Scientists actually reduced the size of the transistor gates on current chips from 10 nanometres to 5 nanometres (nm). The logic was to have more gates to get more power with more efficiency.

IBM's New Computer Chips Can Fit 30 Million Transistors on Your Fingertip
Cross-section view of the new 5-nm architecture. Credit: IBM Research

Dan Hutcheson, CEO of Semiconductor, said, “It’s a big development. If I can make the transistor smaller, I get more transistors in the same area, which means I get more compute power in the same area.”

These computer chips are 40 percent quicker than today’s chips. It will save 75 percent in power when running at the same speed as today’s chips.

Scientists noted, “Imagine a phone processor that’s as fast as the ones we have today, but only uses up a quarter of the same battery power in a day – that’s the kind of improvement we’re talking about.”

Generally, the FinFET architecture uses three current-carrying channels per transistor. But, here, researchers used a stacked silicon nanosheet design to create another channel effectively.

The number of channels means more current passing through the transistors. In other words, scientists turned the FinFET architecture sideways and stacked more transistors on top of each other.
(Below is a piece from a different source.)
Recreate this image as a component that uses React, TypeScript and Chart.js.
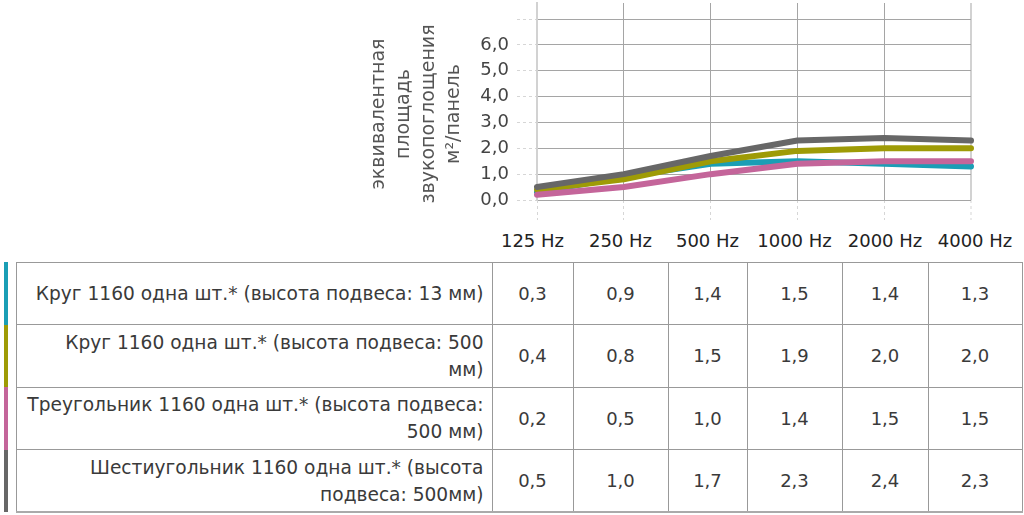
import React, { useEffect, useRef } from "react";
import { Chart, registerables } from "chart.js";

Chart.register(...registerables);

// ---- data ----
const categories = ["125 Hz", "250 Hz", "500 Hz", "1000 Hz", "2000 Hz", "4000 Hz"];
const seriesNames = [
  "Круг 1160 одна шт.* (высота подвеса: 13 мм)",
  "Круг 1160 одна шт.* (высота подвеса: 500\nмм)",
  "Треугольник 1160 одна шт.* (высота подвеса:\n500 мм)",
  "Шестиугольник 1160 одна шт.* (высота\nподвеса: 500мм)",
];
const seriesColors = ["#1a9eb5", "#9e9b06", "#c4659a", "#676767"];
const krug13 = [0.3, 0.9, 1.4, 1.5, 1.4, 1.3];
const krug500 = [0.4, 0.8, 1.5, 1.9, 2.0, 2.0];
const treugolnik500 = [0.2, 0.5, 1.0, 1.4, 1.5, 1.5];
const shestiugolnik500 = [0.5, 1.0, 1.7, 2.3, 2.4, 2.3];
const yTickValues = [0, 1, 2, 3, 4, 5, 6, 7];
const yTitleLines = ["эквивалентная", "площадь", "звукопоглощения", "м²/панель"];

const seriesValues = [krug13, krug500, treugolnik500, shestiugolnik500];

const fmt = (v: number) => v.toFixed(1).replace(".", ",");

const FONT = "'DejaVu Sans', sans-serif";

export default function App() {
  const canvasRef = useRef<HTMLCanvasElement | null>(null);

  useEffect(() => {
    if (!canvasRef.current) return;
    const last = categories.length - 1;
    const chart = new Chart(canvasRef.current, {
      type: "line",
      data: {
        labels: categories,
        datasets: seriesValues.map((vals, i) => ({
          label: seriesNames[i],
          data: vals,
          borderColor: seriesColors[i],
          backgroundColor: seriesColors[i],
          borderWidth: 6,
          pointRadius: 0,
          pointHoverRadius: 0,
          tension: 0,
          fill: false,
          borderCapStyle: "round" as const,
          borderJoinStyle: "round" as const,
          order: seriesValues.length - i,
        })),
      },
      options: {
        animation: false,
        responsive: false,
        maintainAspectRatio: false,
        layout: { padding: { left: 477, right: 53, top: 3, bottom: 0 }, autoPadding: false },
        plugins: {
          legend: { display: false },
          tooltip: { enabled: false },
          title: { display: false },
        },
        scales: {
          x: {
            type: "category",
            offset: false,
            border: { display: false },
            grid: {
              color: (ctx: any) => (ctx.index === last || ctx.index === 0 ? "#d2d2d2" : "#a5a5a5"),
              lineWidth: (ctx: any) => (ctx.index === last ? 2 : 1),
              drawTicks: true,
              tickLength: 20,
              tickColor: "#d6d6d6",
              tickWidth: 1,
              tickBorderDash: [3, 3],
            },
            ticks: { display: false },
            afterFit: (s: any) => {
              s.height = 22;
              s.paddingLeft = 0;
              s.paddingRight = 0;
              s.paddingTop = 0;
              s.paddingBottom = 0;
            },
          },
          y: {
            min: 0,
            max: 7.62,
            afterBuildTicks: (s: any) => {
              s.ticks = yTickValues.map((v) => ({ value: v }));
            },
            border: { display: true, color: "#d2d2d2", width: 2 },
            grid: {
              color: "#a5a5a5",
              lineWidth: 1,
              drawTicks: true,
              tickLength: 20,
              tickColor: "#d6d6d6",
              tickWidth: 1,
              tickBorderDash: [3, 3],
            },
            ticks: {
              padding: 8,
              color: "#444",
              font: { family: FONT, size: 18 },
              callback: (v: any) => (Number(v) === 7 ? "" : fmt(Number(v))),
            },
            afterFit: (s: any) => {
              s.width = 60;
              s.paddingLeft = 0;
              s.paddingRight = 0;
              s.paddingTop = 0;
              s.paddingBottom = 0;
            },
          },
        },
      },
    } as any);
    return () => chart.destroy();
  }, []);

  const colWidths = [81, 95, 79, 95, 86, 94];
  const cellBorder = "1px solid #999";

  return (
    <div style={{ position: "absolute", left: 0, top: 0, width: 1024, height: 515, background: "#fff", overflow: "hidden" }}>
      <canvas
        ref={canvasRef}
        width={1024}
        height={222}
        style={{ position: "absolute", left: 0, top: 0, width: 1024, height: 222, display: "block" }}
      />
      <div
        style={{
          position: "absolute",
          left: 315,
          top: 64,
          width: 200,
          height: 100,
          transform: "rotate(-90deg)",
          textAlign: "center",
          fontFamily: FONT,
          fontSize: 19,
          lineHeight: "25px",
          color: "#555",
          whiteSpace: "nowrap",
        }}
      >
        {yTitleLines.map((l, i) => (
          <div key={i}>{l}</div>
        ))}
      </div>
      <table
        style={{
          position: "absolute",
          left: 0,
          top: 222,
          width: 16 + 476 + colWidths.reduce((a, b) => a + b, 0),
          borderCollapse: "collapse",
          tableLayout: "fixed",
          fontFamily: FONT,
          fontSize: 18,
          color: "#3a3a3a",
        }}
      >
        <colgroup>
          <col style={{ width: 16 }} />
          <col style={{ width: 476 }} />
          {colWidths.map((w, i) => (
            <col key={i} style={{ width: w }} />
          ))}
        </colgroup>
        <thead>
          <tr style={{ height: 40 }}>
            <th style={{ padding: 0 }} />
            <th style={{ padding: 0 }} />
            {categories.map((c, i) => (
              <th
                key={i}
                style={{
                  padding: 0,
                  paddingTop: 8,
                  verticalAlign: "top",
                  fontWeight: 400,
                  textAlign: "center",
                  whiteSpace: "nowrap",
                  color: "#222",
                }}
              >
                {c}
              </th>
            ))}
          </tr>
        </thead>
        <tbody>
          {seriesValues.map((vals, r) => {
            const col = seriesColors[r];
            const isLast = r === seriesValues.length - 1;
            const bb = isLast ? "2px solid #aaa" : cellBorder;
            return (
              <tr key={r} style={{ height: 62.5 }}>
                <td
                  style={{
                    padding: 0,
                    background: `linear-gradient(to right, transparent 4px, ${col} 4px, ${col} 8px, transparent 8px)`,
                  }}
                />
                <td
                  style={{
                    border: cellBorder,
                    borderBottom: bb,
                    textAlign: "right",
                    padding: "0 8px 0 0",
                    whiteSpace: "pre",
                    lineHeight: "27px",
                    fontSize: 18.6,
                  }}
                >
                  {seriesNames[r]}
                </td>
                {vals.map((v, i) => (
                  <td
                    key={i}
                    style={{ border: cellBorder, borderBottom: bb, textAlign: "center", padding: 0 }}
                  >
                    {fmt(v)}
                  </td>
                ))}
              </tr>
            );
          })}
        </tbody>
      </table>
    </div>
  );
}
The search for fast and efficient processors has been going on since Moore’s law summed up. Moore initially predicted that the number of transistors on a chip would double every year to keep powering faster and more efficient computers. Here, engineers used Moore’s law as an incentive, striving to keep Moore’s Law alive.

According to researchers, this new architecture could allow us to see big gains in computer chips for years to come. It also enables using existing processes and materials rather than promising alternatives like carbon nanotubes, so our current technology can keep up with our needs while next-generation options are explored.

With big jumps forward happening in artificial intelligence, data speeds, and many other areas, the race is on to process more data more quickly with less energy, and the new 5-nm chips should be a big help.

Hutcheson noted, “The world’s sitting on this stuff, artificial intelligence, self-driving cars. They’re all highly dependent on more efficient computing power.”

“That only comes from this type of technology. Without this, we stop.”